======== Data block

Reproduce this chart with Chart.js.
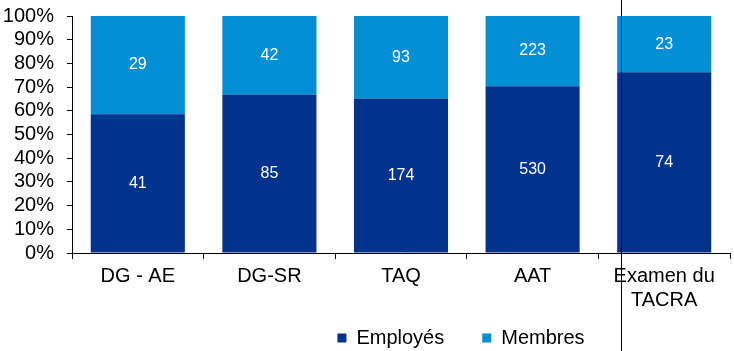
<!DOCTYPE html>
<html>
<head>
    <meta charset="utf-8">
    <title>Employés et membres</title>
    <style>
        body { margin: 0; background: #fff; }
        #wrap { width: 734px; height: 351px; }
    </style>
</head>
<body>
    <div id="wrap"><canvas id="chart"></canvas></div>

    <script src="https://cdn.jsdelivr.net/npm/chart.js"></script>
    <script>
        const categories = ['DG - AE', 'DG-SR', 'TAQ', 'AAT', ['Examen du', 'TACRA']];
        const employes = [41, 85, 174, 530, 74];
        const membres = [29, 42, 93, 223, 23];
        const yTicks = [0, 10, 20, 30, 40, 50, 60, 70, 80, 90, 100];

        // share of each group in its bar, in percent
        const pct = (arr) => arr.map((v, i) => v / (employes[i] + membres[i]) * 100);

        const counts = [employes, membres];
        const FONT = '"Liberation Sans", Arial, sans-serif';

        const barLabels = {
            id: 'barLabels',
            afterDatasetsDraw(chart) {
                const ctx = chart.ctx;
                ctx.save();
                ctx.fillStyle = '#fff';
                ctx.font = '16px ' + FONT;
                ctx.textAlign = 'center';
                ctx.textBaseline = 'middle';
                chart.data.datasets.forEach((ds, d) => {
                    chart.getDatasetMeta(d).data.forEach((bar, i) => {
                        const mid = (bar.y + bar.base) / 2;
                        ctx.fillText(counts[d][i], bar.x, mid);
                    });
                });
                ctx.restore();
            }
        };

        // thin vertical separator in front of the last category
        const separator = {
            id: 'separator',
            afterDraw(chart) {
                const x = Math.round(chart.scales.x.getPixelForValue(3.675)) + 0.5;
                const ctx = chart.ctx;
                ctx.save();
                ctx.strokeStyle = '#000';
                ctx.lineWidth = 1;
                ctx.beginPath();
                ctx.moveTo(x, 0);
                ctx.lineTo(x, chart.height);
                ctx.stroke();
                ctx.restore();
            }
        };

        // legend sits right of centre, as in the original
        const legendShift = {
            id: 'legendShift',
            afterLayout(chart) {
                const lg = chart.legend;
                lg.left += 96; lg.right += 96;
                lg.top -= 20; lg.bottom -= 20;
            }
        };

        new Chart(document.getElementById('chart'), {
            type: 'bar',
            data: {
                labels: categories,
                datasets: [{
                    label: 'Employés',
                    data: pct(employes),
                    backgroundColor: '#00338D'
                }, {
                    label: 'Membres',
                    data: pct(membres),
                    backgroundColor: '#008FD5'
                }]
            },
            options: {
                responsive: true,
                maintainAspectRatio: false,
                animation: false,
                categoryPercentage: 1,
                barPercentage: 0.715,
                layout: { padding: { top: 16, right: 4, left: 0, bottom: -27 } },
                plugins: {
                    tooltip: { enabled: false },
                    legend: {
                        position: 'bottom',
                        labels: {
                            boxWidth: 9,
                            boxHeight: 9,
                            padding: 38,
                            color: '#000',
                            font: { size: 20, family: FONT }
                        }
                    }
                },
                scales: {
                    x: {
                        stacked: true,
                        afterFit(scale) { scale.height = 57; },
                        grid: { offset: true, drawOnChartArea: false, color: '#000', tickLength: 6 },
                        border: { color: '#000' },
                        ticks: {
                            color: '#000',
                            padding: 5,
                            maxRotation: 0,
                            autoSkip: false,
                            font: { size: 20, family: FONT }
                        }
                    },
                    y: {
                        stacked: true,
                        min: 0,
                        max: 100,
                        afterBuildTicks(scale) {
                            scale.ticks = yTicks.map(v => ({ value: v }));
                        },
                        afterFit(scale) {
                            scale.width = 72;
                            scale.paddingTop = 0;
                        },
                        grid: { drawOnChartArea: false, color: '#000', tickLength: 5 },
                        border: { color: '#000' },
                        ticks: {
                            color: '#000',
                            padding: 13,
                            autoSkip: false,
                            callback: (v) => v + '%',
                            font: { size: 20, family: FONT }
                        }
                    }
                }
            },
            plugins: [barLabels, separator, legendShift]
        });
    </script>
</body>
</html>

================

## Work to do
Your task is to repeat the data above exactly while excluding the pictures.

## The solution
Reproduce this chart with Chart.js.
<!DOCTYPE html>
<html>
<head>
    <meta charset="utf-8">
    <title>Employés et membres</title>
    <style>
        body { margin: 0; background: #fff; }
        #wrap { width: 734px; height: 351px; }
    </style>
</head>
<body>
    <div id="wrap"><canvas id="chart"></canvas></div>

    <script src="https://cdn.jsdelivr.net/npm/chart.js"></script>
    <script>
        const categories = ['DG - AE', 'DG-SR', 'TAQ', 'AAT', ['Examen du', 'TACRA']];
        const employes = [41, 85, 174, 530, 74];
        const membres = [29, 42, 93, 223, 23];
        const yTicks = [0, 10, 20, 30, 40, 50, 60, 70, 80, 90, 100];

        // share of each group in its bar, in percent
        const pct = (arr) => arr.map((v, i) => v / (employes[i] + membres[i]) * 100);

        const counts = [employes, membres];
        const FONT = '"Liberation Sans", Arial, sans-serif';

        const barLabels = {
            id: 'barLabels',
            afterDatasetsDraw(chart) {
                const ctx = chart.ctx;
                ctx.save();
                ctx.fillStyle = '#fff';
                ctx.font = '16px ' + FONT;
                ctx.textAlign = 'center';
                ctx.textBaseline = 'middle';
                chart.data.datasets.forEach((ds, d) => {
                    chart.getDatasetMeta(d).data.forEach((bar, i) => {
                        const mid = (bar.y + bar.base) / 2;
                        ctx.fillText(counts[d][i], bar.x, mid);
                    });
                });
                ctx.restore();
            }
        };

        // thin vertical separator in front of the last category
        const separator = {
            id: 'separator',
            afterDraw(chart) {
                const x = Math.round(chart.scales.x.getPixelForValue(3.675)) + 0.5;
                const ctx = chart.ctx;
                ctx.save();
                ctx.strokeStyle = '#000';
                ctx.lineWidth = 1;
                ctx.beginPath();
                ctx.moveTo(x, 0);
                ctx.lineTo(x, chart.height);
                ctx.stroke();
                ctx.restore();
            }
        };

        // legend sits right of centre, as in the original
        const legendShift = {
            id: 'legendShift',
            afterLayout(chart) {
                const lg = chart.legend;
                lg.left += 96; lg.right += 96;
                lg.top -= 20; lg.bottom -= 20;
            }
        };

        new Chart(document.getElementById('chart'), {
            type: 'bar',
            data: {
                labels: categories,
                datasets: [{
                    label: 'Employés',
                    data: pct(employes),
                    backgroundColor: '#00338D'
                }, {
                    label: 'Membres',
                    data: pct(membres),
                    backgroundColor: '#008FD5'
                }]
            },
            options: {
                responsive: true,
                maintainAspectRatio: false,
                animation: false,
                categoryPercentage: 1,
                barPercentage: 0.715,
                layout: { padding: { top: 16, right: 4, left: 0, bottom: -27 } },
                plugins: {
                    tooltip: { enabled: false },
                    legend: {
                        position: 'bottom',
                        labels: {
                            boxWidth: 9,
                            boxHeight: 9,
                            padding: 38,
                            color: '#000',
                            font: { size: 20, family: FONT }
                        }
                    }
                },
                scales: {
                    x: {
                        stacked: true,
                        afterFit(scale) { scale.height = 57; },
                        grid: { offset: true, drawOnChartArea: false, color: '#000', tickLength: 6 },
                        border: { color: '#000' },
                        ticks: {
                            color: '#000',
                            padding: 5,
                            maxRotation: 0,
                            autoSkip: false,
                            font: { size: 20, family: FONT }
                        }
                    },
                    y: {
                        stacked: true,
                        min: 0,
                        max: 100,
                        afterBuildTicks(scale) {
                            scale.ticks = yTicks.map(v => ({ value: v }));
                        },
                        afterFit(scale) {
                            scale.width = 72;
                            scale.paddingTop = 0;
                        },
                        grid: { drawOnChartArea: false, color: '#000', tickLength: 5 },
                        border: { color: '#000' },
                        ticks: {
                            color: '#000',
                            padding: 13,
                            autoSkip: false,
                            callback: (v) => v + '%',
                            font: { size: 20, family: FONT }
                        }
                    }
                }
            },
            plugins: [barLabels, separator, legendShift]
        });
    </script>
</body>
</html>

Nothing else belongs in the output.